_PROVIDED INFORMATION:_
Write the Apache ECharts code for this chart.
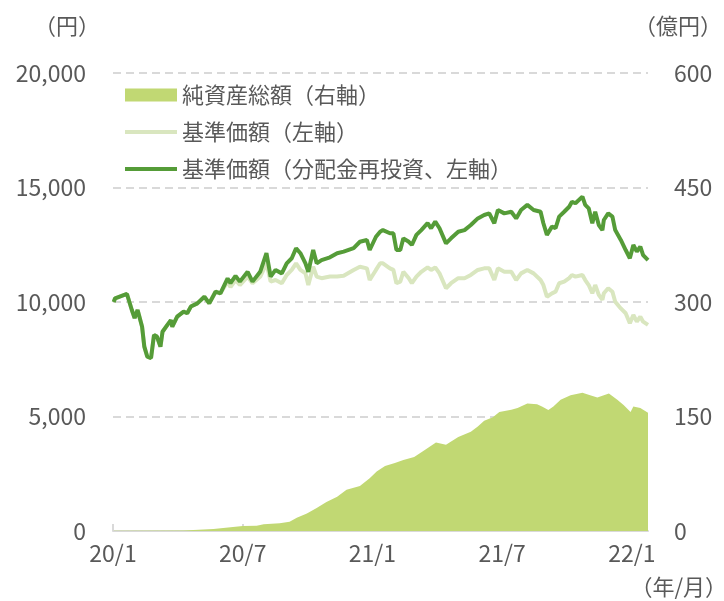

==

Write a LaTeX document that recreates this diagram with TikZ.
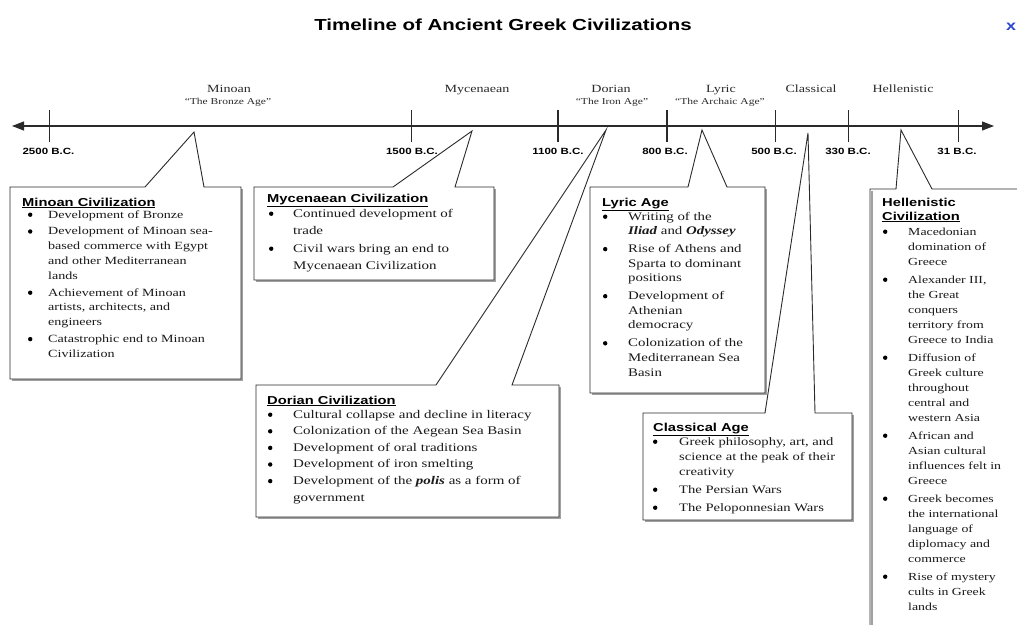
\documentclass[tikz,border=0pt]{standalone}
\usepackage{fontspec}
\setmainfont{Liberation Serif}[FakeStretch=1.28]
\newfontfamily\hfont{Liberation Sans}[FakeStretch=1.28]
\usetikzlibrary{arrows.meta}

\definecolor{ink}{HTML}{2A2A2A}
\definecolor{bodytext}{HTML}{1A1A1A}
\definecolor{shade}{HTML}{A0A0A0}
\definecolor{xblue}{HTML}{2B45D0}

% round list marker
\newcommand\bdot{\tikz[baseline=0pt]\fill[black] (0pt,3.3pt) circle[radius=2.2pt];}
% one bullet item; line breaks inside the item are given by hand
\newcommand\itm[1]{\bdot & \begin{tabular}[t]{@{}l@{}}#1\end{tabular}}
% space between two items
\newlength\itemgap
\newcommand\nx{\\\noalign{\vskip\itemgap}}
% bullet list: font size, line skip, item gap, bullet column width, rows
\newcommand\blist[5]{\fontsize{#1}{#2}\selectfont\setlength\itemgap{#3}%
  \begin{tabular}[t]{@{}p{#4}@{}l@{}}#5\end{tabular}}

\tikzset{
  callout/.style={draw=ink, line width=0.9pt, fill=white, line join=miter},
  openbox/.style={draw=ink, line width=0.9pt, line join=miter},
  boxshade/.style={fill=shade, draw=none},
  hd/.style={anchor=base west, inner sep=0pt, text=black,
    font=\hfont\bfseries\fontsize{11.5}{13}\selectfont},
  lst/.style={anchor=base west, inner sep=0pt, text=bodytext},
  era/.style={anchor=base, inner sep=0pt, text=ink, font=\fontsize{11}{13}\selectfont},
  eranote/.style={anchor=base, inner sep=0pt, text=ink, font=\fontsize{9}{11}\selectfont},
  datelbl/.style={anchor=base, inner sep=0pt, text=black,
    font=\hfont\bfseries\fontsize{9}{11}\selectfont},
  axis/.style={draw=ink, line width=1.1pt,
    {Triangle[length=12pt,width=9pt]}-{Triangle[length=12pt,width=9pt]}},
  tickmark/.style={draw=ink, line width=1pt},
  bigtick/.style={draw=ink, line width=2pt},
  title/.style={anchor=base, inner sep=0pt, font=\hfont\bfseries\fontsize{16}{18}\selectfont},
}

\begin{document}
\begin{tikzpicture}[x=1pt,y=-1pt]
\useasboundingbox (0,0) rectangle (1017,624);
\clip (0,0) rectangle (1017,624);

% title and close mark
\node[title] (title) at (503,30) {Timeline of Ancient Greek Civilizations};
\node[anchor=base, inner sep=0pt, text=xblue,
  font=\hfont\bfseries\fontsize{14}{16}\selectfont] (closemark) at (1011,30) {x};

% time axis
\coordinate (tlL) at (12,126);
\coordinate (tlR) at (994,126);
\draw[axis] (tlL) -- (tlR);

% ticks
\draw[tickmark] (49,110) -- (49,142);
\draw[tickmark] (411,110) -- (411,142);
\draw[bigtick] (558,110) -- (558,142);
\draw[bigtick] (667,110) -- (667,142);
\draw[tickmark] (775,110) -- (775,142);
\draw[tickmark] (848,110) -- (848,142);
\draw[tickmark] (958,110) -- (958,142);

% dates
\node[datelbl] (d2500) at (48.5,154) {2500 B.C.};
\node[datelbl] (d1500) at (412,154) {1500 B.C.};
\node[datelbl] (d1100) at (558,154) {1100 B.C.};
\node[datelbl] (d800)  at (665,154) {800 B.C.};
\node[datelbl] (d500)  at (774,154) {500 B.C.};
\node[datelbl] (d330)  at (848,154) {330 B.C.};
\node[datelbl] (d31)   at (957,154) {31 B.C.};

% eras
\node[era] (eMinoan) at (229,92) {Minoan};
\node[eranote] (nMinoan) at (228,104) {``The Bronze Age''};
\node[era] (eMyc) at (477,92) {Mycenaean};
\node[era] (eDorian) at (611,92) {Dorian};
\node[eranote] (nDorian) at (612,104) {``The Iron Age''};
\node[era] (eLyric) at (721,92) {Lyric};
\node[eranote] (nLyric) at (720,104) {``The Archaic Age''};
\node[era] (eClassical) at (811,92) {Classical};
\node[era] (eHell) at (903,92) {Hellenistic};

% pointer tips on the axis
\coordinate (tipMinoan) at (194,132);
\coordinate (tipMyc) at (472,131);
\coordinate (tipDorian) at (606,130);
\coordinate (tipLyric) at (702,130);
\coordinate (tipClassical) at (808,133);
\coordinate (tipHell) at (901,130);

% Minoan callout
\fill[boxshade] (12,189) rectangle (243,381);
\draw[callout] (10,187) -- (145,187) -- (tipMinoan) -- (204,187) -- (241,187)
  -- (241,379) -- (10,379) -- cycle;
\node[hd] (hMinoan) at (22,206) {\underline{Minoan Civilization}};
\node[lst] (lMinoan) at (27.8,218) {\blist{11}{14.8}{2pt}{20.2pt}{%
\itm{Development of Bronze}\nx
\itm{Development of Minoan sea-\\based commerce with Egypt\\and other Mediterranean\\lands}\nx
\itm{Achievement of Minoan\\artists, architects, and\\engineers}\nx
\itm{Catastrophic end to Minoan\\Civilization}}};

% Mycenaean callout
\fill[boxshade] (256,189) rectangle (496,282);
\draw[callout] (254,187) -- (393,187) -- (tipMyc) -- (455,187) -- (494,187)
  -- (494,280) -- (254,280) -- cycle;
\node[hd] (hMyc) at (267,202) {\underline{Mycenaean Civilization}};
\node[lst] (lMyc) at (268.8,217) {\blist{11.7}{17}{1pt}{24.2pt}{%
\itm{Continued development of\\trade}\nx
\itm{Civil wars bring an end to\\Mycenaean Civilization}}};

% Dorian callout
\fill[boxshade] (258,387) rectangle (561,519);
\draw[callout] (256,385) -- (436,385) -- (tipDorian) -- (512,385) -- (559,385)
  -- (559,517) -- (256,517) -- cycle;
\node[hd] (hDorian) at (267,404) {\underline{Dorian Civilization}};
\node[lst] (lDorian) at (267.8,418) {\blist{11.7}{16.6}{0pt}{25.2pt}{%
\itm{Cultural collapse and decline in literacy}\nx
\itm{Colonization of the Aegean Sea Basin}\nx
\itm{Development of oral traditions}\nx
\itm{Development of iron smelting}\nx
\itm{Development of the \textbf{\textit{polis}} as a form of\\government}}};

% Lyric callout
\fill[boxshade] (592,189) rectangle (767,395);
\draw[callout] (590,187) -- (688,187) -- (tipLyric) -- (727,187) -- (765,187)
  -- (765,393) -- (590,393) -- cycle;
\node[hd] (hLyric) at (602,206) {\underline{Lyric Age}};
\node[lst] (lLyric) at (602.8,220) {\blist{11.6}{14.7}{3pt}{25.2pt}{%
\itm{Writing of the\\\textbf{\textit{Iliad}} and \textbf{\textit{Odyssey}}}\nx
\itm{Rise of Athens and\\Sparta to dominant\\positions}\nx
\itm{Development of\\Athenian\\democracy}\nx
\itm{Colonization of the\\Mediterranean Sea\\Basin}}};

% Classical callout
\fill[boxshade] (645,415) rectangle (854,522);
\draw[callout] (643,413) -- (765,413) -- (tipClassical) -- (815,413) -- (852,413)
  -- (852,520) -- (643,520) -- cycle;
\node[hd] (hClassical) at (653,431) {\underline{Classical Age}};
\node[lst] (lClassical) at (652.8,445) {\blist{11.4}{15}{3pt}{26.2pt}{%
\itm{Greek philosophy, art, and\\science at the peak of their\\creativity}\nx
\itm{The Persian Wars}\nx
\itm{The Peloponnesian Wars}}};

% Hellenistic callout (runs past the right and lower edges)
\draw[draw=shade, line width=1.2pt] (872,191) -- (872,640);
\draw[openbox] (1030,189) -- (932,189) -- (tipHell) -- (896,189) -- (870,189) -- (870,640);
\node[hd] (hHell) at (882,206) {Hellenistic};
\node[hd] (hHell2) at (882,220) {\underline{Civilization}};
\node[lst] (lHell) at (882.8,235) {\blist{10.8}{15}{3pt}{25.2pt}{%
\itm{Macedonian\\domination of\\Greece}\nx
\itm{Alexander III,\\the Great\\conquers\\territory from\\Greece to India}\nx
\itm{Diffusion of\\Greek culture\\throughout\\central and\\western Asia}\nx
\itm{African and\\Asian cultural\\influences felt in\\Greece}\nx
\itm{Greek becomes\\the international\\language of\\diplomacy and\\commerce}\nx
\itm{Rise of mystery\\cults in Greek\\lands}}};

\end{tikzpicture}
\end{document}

_THE EXERCISE:_
In the entries above, find lines with "this" and copy each.

_RESPONSE BELOW:_
Write the Apache ECharts code for this chart.
Write a LaTeX document that recreates this diagram with TikZ.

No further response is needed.